Every year on Valentine’s Day at my high school, the student council ran some stupid fundraiser where you could anonymously send a rose to the object of your love (or rather, lust. We’re talking teenagers here). I dreamed for days of being one of those chosen girls who received a long-stemmed red rose in the middle of Algebra. This rose delivery would then lead to hours of telephone conversations that night while my friends and I discussed at length which of the pimply, scrawny, overly-sexed guys at our school might possibly be my secret admirer. Alas, my Valentine fantasies never came true. I sat in Algebra, balancing equations, while my classmates received roses from admirers and squealed with delight. And, true to form, I spent romantic Valentine evenings with my thrice-divorced Mother, my cat, and my V-Day present to myself, a new hand-blown glass bong.
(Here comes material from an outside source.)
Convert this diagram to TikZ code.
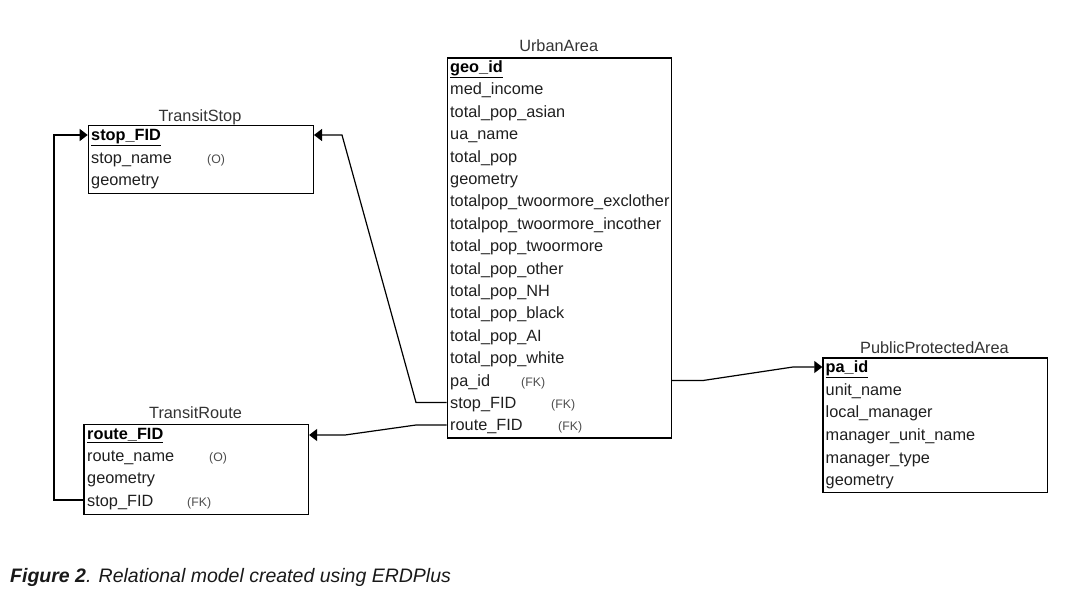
\documentclass[tikz,border=0pt]{standalone}
\usepackage{fontspec}
\setmainfont{Liberation Sans}
\usetikzlibrary{arrows.meta}
\begin{document}
\begin{tikzpicture}[x=1pt,y=-1pt,
  tbl/.style={draw, line width=1.3pt, inner sep=0pt, anchor=north west},
  row/.style={anchor=base west, inner sep=0pt, font=\fontsize{16.3}{18}\selectfont, text=black!88},
  pk/.style={row, font=\fontsize{16.3}{18}\selectfont\bfseries, text=black},
  tag/.style={anchor=base west, inner sep=0pt, font=\fontsize{12.3}{14}\selectfont, text=black!70},
  ttl/.style={anchor=base, inner sep=0pt, font=\fontsize{16.3}{18}\selectfont, text=black!80},
  conn/.style={line width=1.2pt},
  fk/.style={conn, -{Triangle[width=12pt,length=8pt]}}]
\useasboundingbox (0,0) rectangle (1065,602);

% ---------- TransitStop ----------
\node[tbl, minimum width=225pt, minimum height=67.5pt] (ts) at (87.7,125) {};
\node[ttl] (tsT) at (200,121.5) {TransitStop};
\node[pk]  (tsPK)   at (91,140.5) {\underline{stop\_FID}};
\node[row] (tsName) at (91,163) {stop\_name};
\node[tag] (tsO)    at (207,163) {(O)};
\node[row] (tsGeo)  at (91,185.4) {geometry};

% ---------- TransitRoute ----------
\node[tbl, minimum width=224.5pt, minimum height=89.5pt] (tr) at (83.3,424) {};
\node[ttl] (trT) at (195.5,418.5) {TransitRoute};
\node[pk]  (trPK)   at (87,439) {\underline{route\_FID}};
\node[row] (trName) at (87,461.4) {route\_name};
\node[tag] (trO)    at (209,461.4) {(O)};
\node[row] (trGeo)  at (87,483.8) {geometry};
\node[row] (trStop) at (87,506.2) {stop\_FID};
\node[tag] (trFK)   at (187,506.2) {(FK)};

% ---------- UrbanArea ----------
\node[tbl, minimum width=224pt, minimum height=380pt] (ua) at (446.7,57.3) {};
\node[ttl] (uaT) at (558.7,52) {UrbanArea};
\node[pk]  (ua0)  at (450,72.5) {\underline{geo\_id}};
\node[row] (ua1)  at (450,94.9) {med\_income};
\node[row] (ua2)  at (450,117.3) {total\_pop\_asian};
\node[row] (ua3)  at (450,139.7) {ua\_name};
\node[row] (ua4)  at (450,162.1) {total\_pop};
\node[row] (ua5)  at (450,184.5) {geometry};
\node[row] (ua6)  at (450,206.9) {totalpop\_twoormore\_exclother};
\node[row] (ua7)  at (450,229.3) {totalpop\_twoormore\_incother};
\node[row] (ua8)  at (450,251.7) {total\_pop\_twoormore};
\node[row] (ua9)  at (450,274.1) {total\_pop\_other};
\node[row] (ua10) at (450,296.5) {total\_pop\_NH};
\node[row] (ua11) at (450,318.9) {total\_pop\_black};
\node[row] (ua12) at (450,341.3) {total\_pop\_AI};
\node[row] (ua13) at (450,363.7) {total\_pop\_white};
\node[row] (ua14) at (450,386.1) {pa\_id};
\node[tag] (ua14t) at (521,386.1) {(FK)};
\node[row] (ua15) at (450,408.5) {stop\_FID};
\node[tag] (ua15t) at (551,408.5) {(FK)};
\node[row] (ua16) at (450,430.9) {route\_FID};
\node[tag] (ua16t) at (558,430.9) {(FK)};

% ---------- PublicProtectedArea ----------
\node[tbl, minimum width=224.5pt, minimum height=134.5pt] (pa) at (822.3,357.3) {};
\node[ttl] (paT) at (934.5,353) {PublicProtectedArea};
\node[pk]  (pa0) at (825.5,372.7) {\underline{pa\_id}};
\node[row] (pa1) at (825.5,395.3) {unit\_name};
\node[row] (pa2) at (825.5,417.9) {local\_manager};
\node[row] (pa3) at (825.5,440.5) {manager\_unit\_name};
\node[row] (pa4) at (825.5,463.1) {manager\_type};
\node[row] (pa5) at (825.5,485.7) {geometry};

% ---------- connectors ----------
\coordinate (c1) at (54,500);
\coordinate (c2) at (54,135);
\draw[fk] (tr.west |- 0,500) -- (c1) -- (c2) -- (ts.west |- 0,135);

\coordinate (s1) at (416,402.5);
\coordinate (s2) at (342,135);
\draw[fk] (ua.west |- 0,402.5) -- (s1) -- (s2) -- (ts.east |- 0,135);

\coordinate (r1) at (416,425);
\coordinate (r2) at (345,435);
\draw[fk] (ua.west |- 0,425) -- (r1) -- (r2) -- (tr.east |- 0,435);

\coordinate (p1) at (703,380.5);
\coordinate (p2) at (793,367);
\draw[fk] (ua.east |- 0,380.5) -- (p1) -- (p2) -- (pa.west |- 0,367);

% ---------- caption ----------
\node[anchor=base west, inner sep=0pt, font=\fontsize{19.5}{23}\selectfont\itshape, text=black!90] (cap) at (10,582)
  {\textbf{Figure 2}. Relational model created using ERDPlus};
\end{tikzpicture}
\end{document}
They say that hindsight is 20-20, and I can honestly tell you that I now understand why none of the boys bought me a rose. Hey, I’ve seen pictures of myself. I had a uni-brow, an asymmetrical haircut, and clothes that were a men’s size extra large. Truthfully, I’m not even sure the boys in my school knew I was a girl. Thankfully, in the years since high school I have learned about waxing, gotten a better hairstylist, and purchased some clothes that are cut for women. I’ve also bagged myself a rather adorable dude who loves me and wanted to marry me despite having seen my yearbook photos. So I’m happy I’ve reached the stage in my life where Valentine’s Day is no longer a guaranteed trip down depression lane. I’m content with a nice glass of wine, a quiet dinner at home, and no anxiety. Of course, I’m definitely expecting some long-stemmed red roses from the Hubby next year. Algebra class delivery optional.